↓↓↓

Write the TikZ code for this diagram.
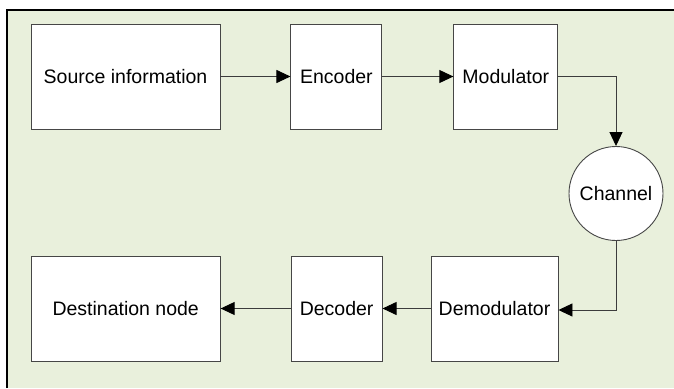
\documentclass[tikz,border=0pt]{standalone}
\usepackage{fontspec}
\setmainfont{Liberation Sans}
\usetikzlibrary{shapes,arrows.meta,positioning}
\definecolor{paper}{RGB}{233,240,220}
\definecolor{boxline}{RGB}{70,70,70}
\definecolor{arrowline}{RGB}{60,60,60}

\begin{document}
\begin{tikzpicture}[% List of styles applied to all, to override specify on a case-by-case
			every node/.style={
				align=center,  		% text centred in the blocks
				draw=boxline,fill=white,line width=0.9pt,
				inner sep=0pt,
				font=\fontsize{19.5}{23}\selectfont
			},
			block/.style={rectangle,minimum height=105pt},
			every edge/.style={draw=arrowline,line width=0.9pt},
			>={Triangle[length=14pt,width=13pt,black]}
		]
		% background and frame
		\useasboundingbox (0,0) rectangle (674pt,-388pt);
		\fill[paper] (7pt,-10pt) rectangle (674pt,-388pt);
		\draw[line width=2.4pt] (7pt,-388pt) |- (674pt,-10pt);
		% upper row
		\node[block,minimum width=189pt](R1) at (125.5pt,-76.5pt){Source information};
		\node[block,minimum width=91pt](R2)[right=70pt of R1]{Encoder};
		\node[block,minimum width=104pt](R3)[right=71pt of R2]{Modulator};
		\node[circle,minimum size=94pt](R4) at (616pt,-193.5pt){Channel};
		% lower row
		\node[block,minimum width=127pt](R5) at (494.5pt,-308.5pt){Demodulator};
		\node[block,minimum width=91pt](R6)[left=48pt of R5]{Decoder};
		\node[block,minimum width=189pt](R7)[left=70pt of R6]{Destination node};
		\path[->]
		(R1)edge [] (R2)
		(R2)edge [] (R3)
		(R5)edge [] (R6)
		(R6)edge [] (R7)
		;
		\draw[->,draw=arrowline,line width=0.9pt] (R3) -| (R4);
		\draw[->,draw=arrowline,line width=0.9pt] (R4) |- ([yshift=-1.5pt]R5.east);
	\end{tikzpicture}
\end{document}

↑↑↑

Task prompt:
Reproduce the material above in full and without alteration, but skip all pictures.

Task solution:
Write the TikZ code for this diagram.
\documentclass[tikz,border=0pt]{standalone}
\usepackage{fontspec}
\setmainfont{Liberation Sans}
\usetikzlibrary{shapes,arrows.meta,positioning}
\definecolor{paper}{RGB}{233,240,220}
\definecolor{boxline}{RGB}{70,70,70}
\definecolor{arrowline}{RGB}{60,60,60}

\begin{document}
\begin{tikzpicture}[% List of styles applied to all, to override specify on a case-by-case
			every node/.style={
				align=center,  		% text centred in the blocks
				draw=boxline,fill=white,line width=0.9pt,
				inner sep=0pt,
				font=\fontsize{19.5}{23}\selectfont
			},
			block/.style={rectangle,minimum height=105pt},
			every edge/.style={draw=arrowline,line width=0.9pt},
			>={Triangle[length=14pt,width=13pt,black]}
		]
		% background and frame
		\useasboundingbox (0,0) rectangle (674pt,-388pt);
		\fill[paper] (7pt,-10pt) rectangle (674pt,-388pt);
		\draw[line width=2.4pt] (7pt,-388pt) |- (674pt,-10pt);
		% upper row
		\node[block,minimum width=189pt](R1) at (125.5pt,-76.5pt){Source information};
		\node[block,minimum width=91pt](R2)[right=70pt of R1]{Encoder};
		\node[block,minimum width=104pt](R3)[right=71pt of R2]{Modulator};
		\node[circle,minimum size=94pt](R4) at (616pt,-193.5pt){Channel};
		% lower row
		\node[block,minimum width=127pt](R5) at (494.5pt,-308.5pt){Demodulator};
		\node[block,minimum width=91pt](R6)[left=48pt of R5]{Decoder};
		\node[block,minimum width=189pt](R7)[left=70pt of R6]{Destination node};
		\path[->]
		(R1)edge [] (R2)
		(R2)edge [] (R3)
		(R5)edge [] (R6)
		(R6)edge [] (R7)
		;
		\draw[->,draw=arrowline,line width=0.9pt] (R3) -| (R4);
		\draw[->,draw=arrowline,line width=0.9pt] (R4) |- ([yshift=-1.5pt]R5.east);
	\end{tikzpicture}
\end{document}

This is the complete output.